**Written problem**
Exactly repeat the material, dropping only the pictures.

**Provided material**
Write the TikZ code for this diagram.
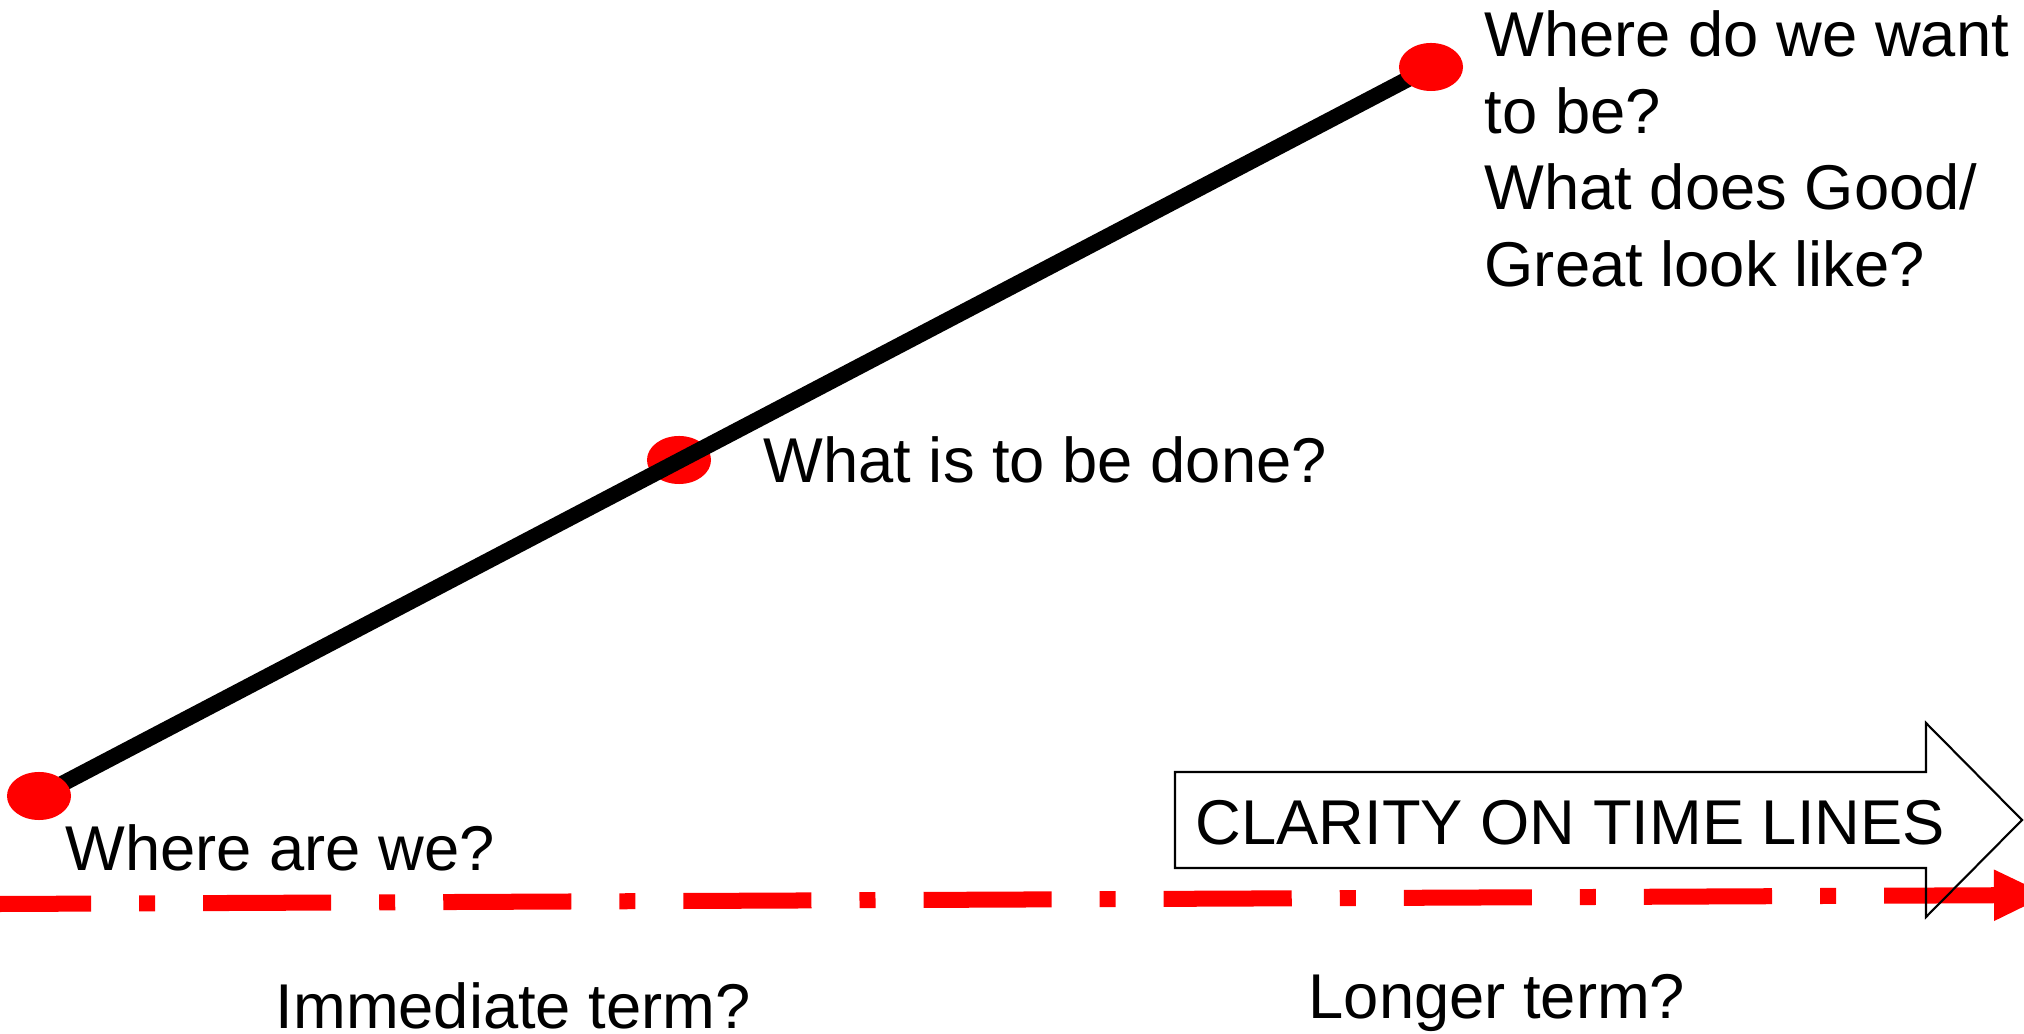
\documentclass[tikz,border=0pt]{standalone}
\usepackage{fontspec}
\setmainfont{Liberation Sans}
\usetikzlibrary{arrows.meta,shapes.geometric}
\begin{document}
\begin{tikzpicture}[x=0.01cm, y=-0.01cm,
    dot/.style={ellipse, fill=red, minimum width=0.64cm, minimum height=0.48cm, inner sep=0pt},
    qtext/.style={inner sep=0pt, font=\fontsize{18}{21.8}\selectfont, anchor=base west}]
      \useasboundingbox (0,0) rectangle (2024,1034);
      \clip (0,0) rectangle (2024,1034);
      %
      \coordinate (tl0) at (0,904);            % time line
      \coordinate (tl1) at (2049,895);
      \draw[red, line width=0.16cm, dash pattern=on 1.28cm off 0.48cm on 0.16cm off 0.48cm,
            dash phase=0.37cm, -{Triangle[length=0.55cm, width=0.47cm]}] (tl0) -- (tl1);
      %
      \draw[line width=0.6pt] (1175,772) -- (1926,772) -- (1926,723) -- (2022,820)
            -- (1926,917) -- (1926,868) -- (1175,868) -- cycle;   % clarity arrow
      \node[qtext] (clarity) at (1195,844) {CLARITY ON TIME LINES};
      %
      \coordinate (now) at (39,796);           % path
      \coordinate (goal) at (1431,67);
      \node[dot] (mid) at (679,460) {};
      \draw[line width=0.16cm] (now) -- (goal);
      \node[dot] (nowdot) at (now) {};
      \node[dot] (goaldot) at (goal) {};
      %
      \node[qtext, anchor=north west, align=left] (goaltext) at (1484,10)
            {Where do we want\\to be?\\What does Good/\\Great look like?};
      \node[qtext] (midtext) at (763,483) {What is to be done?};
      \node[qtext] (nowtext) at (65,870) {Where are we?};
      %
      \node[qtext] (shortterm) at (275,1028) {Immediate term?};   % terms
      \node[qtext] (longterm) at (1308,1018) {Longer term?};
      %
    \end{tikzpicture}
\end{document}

**Answer to this task**
Write the TikZ code for this diagram.
\documentclass[tikz,border=0pt]{standalone}
\usepackage{fontspec}
\setmainfont{Liberation Sans}
\usetikzlibrary{arrows.meta,shapes.geometric}
\begin{document}
\begin{tikzpicture}[x=0.01cm, y=-0.01cm,
    dot/.style={ellipse, fill=red, minimum width=0.64cm, minimum height=0.48cm, inner sep=0pt},
    qtext/.style={inner sep=0pt, font=\fontsize{18}{21.8}\selectfont, anchor=base west}]
      \useasboundingbox (0,0) rectangle (2024,1034);
      \clip (0,0) rectangle (2024,1034);
      %
      \coordinate (tl0) at (0,904);            % time line
      \coordinate (tl1) at (2049,895);
      \draw[red, line width=0.16cm, dash pattern=on 1.28cm off 0.48cm on 0.16cm off 0.48cm,
            dash phase=0.37cm, -{Triangle[length=0.55cm, width=0.47cm]}] (tl0) -- (tl1);
      %
      \draw[line width=0.6pt] (1175,772) -- (1926,772) -- (1926,723) -- (2022,820)
            -- (1926,917) -- (1926,868) -- (1175,868) -- cycle;   % clarity arrow
      \node[qtext] (clarity) at (1195,844) {CLARITY ON TIME LINES};
      %
      \coordinate (now) at (39,796);           % path
      \coordinate (goal) at (1431,67);
      \node[dot] (mid) at (679,460) {};
      \draw[line width=0.16cm] (now) -- (goal);
      \node[dot] (nowdot) at (now) {};
      \node[dot] (goaldot) at (goal) {};
      %
      \node[qtext, anchor=north west, align=left] (goaltext) at (1484,10)
            {Where do we want\\to be?\\What does Good/\\Great look like?};
      \node[qtext] (midtext) at (763,483) {What is to be done?};
      \node[qtext] (nowtext) at (65,870) {Where are we?};
      %
      \node[qtext] (shortterm) at (275,1028) {Immediate term?};   % terms
      \node[qtext] (longterm) at (1308,1018) {Longer term?};
      %
    \end{tikzpicture}
\end{document}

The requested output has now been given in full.